Orwell tampoco acertó en los horizontes concretos, e incluso erró abiertamente en el rumbo de la historia. Y, sin embargo, una parte de sus visiones -el Gran Hermano en lugar destacado- se han convertido en elementos familiares de nuestro paisaje. No se cumplieron exactamente como él creía, pero sí se cumplieron de acuerdo con lo que nuestra época se veía obligada a aceptar.
Algo semejante ocurre con Un mundo feliz, de Aldous Huxley, acaso la más inquietante e impactante de las profecías literarias del siglo XX, escrita en los años treinta, cuando la doble tenaza fascista y estalinista yugulaba, terminalmente ya, los sueños utópicos. No vivimos, es cierto, en la contrautopía de Huxley, pero tampoco vivimos muy lejos de su influjo. De forma paralela en que no vivimos en La isla del doctor Moreau concebida por H. G. Wells, pero tampoco somos ajenos a ella, a sus pesadillas, a su horror y a su ineludible seducción.
Viendo recientemente, de nuevo, Metrópolis, de Fritz Lang, he podido comprobar una vez más que el envejecimiento profético no anulaba la matriz visionaria de ciertas obras. Afortunadamente fosilizado el mensaje central de la película -"entre el cerebro que dirige y las manos que actúan debe mediar el corazón"- toda la trama es, asimismo, a los ojos actuales, arcaica, cuando no extravagante: el tardío descubrimiento del protagonista, al igual que el del príncipe Sidhartta al salir del palacio, de las presencias mundanas de la pobreza, la vejez y la muerte; el ritmo algo repulsivo de una heroína wagneriana entre proletarios; el demonismo del científico que crea máquinas y el arrepentimiento final del empresario que dirige masas de hombres.
Pero, una vez evaporado el mensaje profético, tan ambiguo que pudo fascinar a derechas e izquierdas en los años inmediatamente posteriores a su estreno en 1926, Metrópolis llega a nosotros como una soberbia visión de un futuro al que ya pertenecemos, además de dejar tras de sí, en muchas otras películas, una estela de visiones fantasiosas de otros futuros.

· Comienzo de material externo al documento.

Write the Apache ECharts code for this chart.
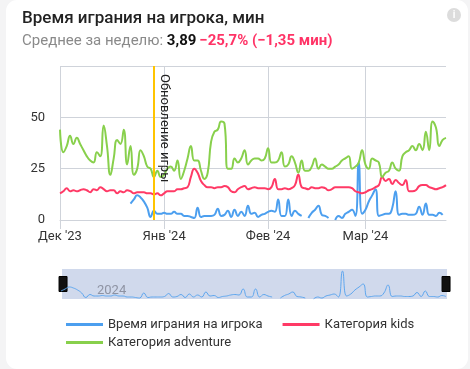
<!DOCTYPE html>
<html>
<head>
<meta charset="utf-8">
<script src="https://cdn.jsdelivr.net/npm/echarts@6/dist/echarts.min.js"></script>
<style>
  html, body { margin: 0; padding: 0; background: #f4f4f5; }
  #chart { width: 470px; height: 369px; }
</style>
</head>
<body>
<div id="chart"></div>
<script>
// ---- data ----
const titleText = 'Время играния на игрока, мин';
const subLabel = 'Среднее за неделю: ';
const subValue = '3,89';
const subDelta = '−25,7% (−1,35 мин)';

const seriesNames = ['Время играния на игрока', 'Категория kids', 'Категория adventure'];
const seriesColors = ['#4c9fef', '#ff3a66', '#88d04c'];

const xMin = '2023-12-01';
const xMax = '2024-03-25';
const monthTicks = ['2023-12-01', '2024-01-01', '2024-02-01', '2024-03-01'];
const monthLabels = ["Дек '23", "Янв '24", "Фев '24", "Мар '24"];
const yTicks = [0, 25, 50, 75];
const yLabels = ['0', '25', '50', ''];

const updateDate = '2023-12-29';
const updateLabel = 'Обновление игры';
const zoomYearLabel = '2024';

// daily values
const playtimeStart = '2023-12-22';
const playtime = [8, 10, 12, 11, 9, 6, 1.5, 4.5, 3, 3, 3.5, 3, 3, 4, 3, 3, 2, 2, 1.5, 1,
  6, 1.5, 2, 2, 2, 2.5, 5.5, 2, 2.5, 4.5, 1.5, 5, 2, 4, 2, 7, 3, 3.5, 1.5, 2.5,
  3, 4, 4.5, 4, 10, 2, 2, 10, 2, 4.5, 3, 2, null, 1, 3.5, 5, 7, 2.5, 2, 1,
  null, 0, 2, 1, 3, 4, 5, 2, 28, 3, 5, 9, 12, 15, 2, 2.5, 3, 3, 6, 14,
  2.5, 3, 3, 2.5, 2.5, 3, 6.5, 2.5, 8, 2.5, 2.5, 2, 3.5, 2.5];

const kidsStart = '2023-12-01';
const kids = [13, 14, 15.5, 14, 14.5, 14, 14.5, 15, 14.5, 13.5, 15, 14.5, 16, 15, 14, 14.5, 14.5, 13, 14, 13.5,
  14.5, 14, 13, 13.5, 13.5, 13.5, 13, 13, 12.5, 13, 12, 13, 14, 14, 14, 15, 15, 15.5, 16, 21,
  25, 23, 19, 17, 16, 16, 15.5, 16, 16, 16.5, 16, 14, 13.5, 15, 16, 16.5, 15, 15.5, 16, 15.5,
  15.5, 15.5, 15, 16, 20, 15, 15, 15.5, 15, 15.5, 17, 22, 16, 15.5, 15, 16, 15.5, 15.5, 16, 15.5,
  14.5, 15, 16, 16, 16, 16, 16, 15.5, 14, 13.5, 13, 13.5, 14.5, 15, 16, 17, 21, 19, 20, 17.5,
  19.5, 18, 17, 19.5, 14, 14, 14.5, 16.5, 17, 17, 16, 15.5, 15, 15.5, 16, 17];

const adventureStart = '2023-12-01';
const adventure = [44, 33, 36, 41, 37, 40, 37, 34, 31, 29, 28, 33, 31, 46, 36, 22, 30, 39, 37, 44,
  27, 36, 22, 25, 34, 31, 26, 25, 21, 24, 21, 22, 25, 26, 24, 29, 20, 24, 30, 36,
  29, 29, 24, 20, 23, 38, 43, 44, 48, 47, 25, 25, 30, 28, 30, 34, 27, 29, 30, 30,
  29, 30, 35, 28, 28, 29, 33, 26, 27, 31, 28, 23, 29, 24, 24, 26, 30, 25, 27, 26,
  25, 25, 26, 27, 29, 30, 31, 25, 26, 28, 34, 27, 25, 30, 29, 28, 21, 23, 24, 28,
  25, 24, 31, 33, 34, 36, 34, 37, 34, 43, 34, 48, 45, 36, 39, 40];

// ---- build ----
function ts(s) { return +echarts.time.parse(s); }
function daily(start, values) {
  const d0 = echarts.time.parse(start);
  return values.map((v, i) => [+new Date(d0.getFullYear(), d0.getMonth(), d0.getDate() + i), v]);
}

const font = 'Roboto, "Noto Sans", Arial, sans-serif';
const gridColor = '#cfd3da';
const monthTickTs = monthTicks.map(ts);
const playtimeData = daily(playtimeStart, playtime);

const chart = echarts.init(document.getElementById('chart'), null, { renderer: 'canvas' });

const lineSeries = (name, color, data, extra) => Object.assign({
  name, type: 'line', data, smooth: true, showSymbol: false, symbol: 'none',
  lineStyle: { width: 2, color }, itemStyle: { color },
  emphasis: { disabled: true }
}, extra || {});

chart.setOption({
  backgroundColor: 'transparent',
  animation: false,
  textStyle: { fontFamily: font },
  title: {
    left: 17, top: 5,
    text: titleText,
    textStyle: { fontSize: 17, fontWeight: 500, color: '#222', fontFamily: font },
    subtext: '{g|' + subLabel + '}{b|' + subValue + '} {r|' + subDelta + '}',
    itemGap: 7,
    subtextStyle: {
      fontFamily: font,
      rich: {
        g: { fontSize: 15, color: '#8a8a8a', fontFamily: font },
        b: { fontSize: 15, color: '#111', fontWeight: 'bold', fontFamily: font },
        r: { fontSize: 15, color: '#ff3366', fontWeight: 'bold', fontFamily: font }
      }
    }
  },
  graphic: [
    { type: 'rect', z: -10, silent: true, shape: { x: 6, y: 0, width: 462, height: 369, r: 11 }, style: { fill: '#ffffff' } },
    { type: 'circle', shape: { cx: 454, cy: 15, r: 7 }, style: { fill: '#dcdcdc' } },
    { type: 'text', x: 454, y: 15, style: { text: 'i', fill: '#fff', font: 'bold 10px ' + font, align: 'center', verticalAlign: 'middle' } },
    { type: 'text', x: 97, y: 291, z: 100, silent: true, style: { text: zoomYearLabel, fill: '#8e93a3', font: '13px ' + font, verticalAlign: 'middle' } }
  ],
  grid: [
    { left: 60, right: 24, top: 66, bottom: 149, containLabel: false },
    { left: 61, right: 24, top: 271, height: 28, containLabel: false }
  ],
  xAxis: [{
    type: 'value',
    min: ts(xMin), max: ts(xMax),
    axisLine: { show: true, lineStyle: { color: gridColor } },
    axisTick: { show: true, length: 9, customValues: monthTickTs, lineStyle: { color: gridColor } },
    splitLine: { show: true, lineStyle: { color: gridColor, width: 1 } },
    axisLabel: {
      customValues: monthTickTs,
      margin: 10, fontSize: 13, color: '#333', fontFamily: font,
      formatter: v => { const i = monthTickTs.indexOf(v); return i >= 0 ? monthLabels[i] : ''; }
    }
  }, {
    gridIndex: 1, type: 'value',
    min: playtimeData[0][0], max: playtimeData[playtimeData.length - 1][0],
    show: false
  }],
  yAxis: [{
    type: 'value', min: yTicks[0], max: yTicks[yTicks.length - 1], interval: yTicks[1] - yTicks[0],
    axisLine: { show: false }, axisTick: { show: false },
    splitLine: { lineStyle: { color: gridColor, width: 1 } },
    axisLabel: {
      margin: 15, fontSize: 13, color: '#333', fontFamily: font,
      formatter: v => { const i = yTicks.indexOf(v); return i >= 0 ? yLabels[i] : ''; }
    }
  }, {
    gridIndex: 1, type: 'value', min: 0, max: 'dataMax', show: false
  }],
  legend: [
    {
      data: [seriesNames[0], seriesNames[1]], left: 61, top: 313, itemGap: 20,
      icon: 'rect', itemWidth: 37, itemHeight: 3,
      textStyle: { fontSize: 13, color: '#333', fontFamily: font }
    },
    {
      data: [seriesNames[2]], left: 61, top: 331, itemGap: 20,
      icon: 'rect', itemWidth: 37, itemHeight: 3,
      textStyle: { fontSize: 13, color: '#333', fontFamily: font }
    }
  ],
  dataZoom: [{
    type: 'slider', xAxisIndex: 0, start: 0, end: 100, z: 1,
    left: 61, right: 24, top: 269, height: 30,
    backgroundColor: '#d0d9ec', fillerColor: 'rgba(0,0,0,0)', borderColor: 'transparent',
    showDetail: false, brushSelect: false, moveHandleSize: 0, showDataShadow: false,
    handleIcon: 'path://M0,0H8V15H0Z', handleSize: 15,
    handleStyle: { color: '#111', borderColor: '#000', borderWidth: 1 },
    emphasis: { handleStyle: { color: '#111', borderColor: '#000' } }
  }],
  series: [
    lineSeries(seriesNames[0], seriesColors[0], playtimeData, {
      markLine: {
        silent: true, symbol: 'none', animation: false,
        lineStyle: { color: '#ffc400', width: 2, type: 'solid' },
        label: {
          show: true, formatter: updateLabel, position: 'insideStartTop', distance: [8, 4],
          color: '#222', fontSize: 13, fontFamily: font
        },
        data: [[{ coord: [ts(updateDate), yTicks[yTicks.length - 1]] }, { coord: [ts(updateDate), yTicks[0]] }]]
      }
    }),
    lineSeries(seriesNames[1], seriesColors[1], daily(kidsStart, kids)),
    lineSeries(seriesNames[2], seriesColors[2], daily(adventureStart, adventure)),
    {
      name: seriesNames[0] + ' (обзор)', type: 'line', xAxisIndex: 1, yAxisIndex: 1, z: 10,
      data: playtimeData, smooth: true, showSymbol: false, symbol: 'none', silent: true,
      lineStyle: { width: 1, color: '#5ea6ee' }, emphasis: { disabled: true }, legendHoverLink: false
    }
  ]
});
</script>
</body>
</html>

Aunque la reflexión central de Fritz Lang sea excesivamente deudora de su época, y se agote con ella, son sus metáforas las que nos alcanzan y golpean. Su visión no transcurre por la superficie de la historia, sino en sus subsuelos, cárceles imaginarias como las de Piranesi, que atrapan las ciudades y las conciencias. Más allá de la profecía, lo que nos conmueve todavía hoy en la obra de Lang es el teatro de sombras que inaugura.
Y en él actuamos como los invitados a la fiesta en El ángel exterminador, de Luis Buñuel, el menos profético de los grandes visionarios del siglo: sin saber dónde está la salida, pero acostumbrándonos a la función.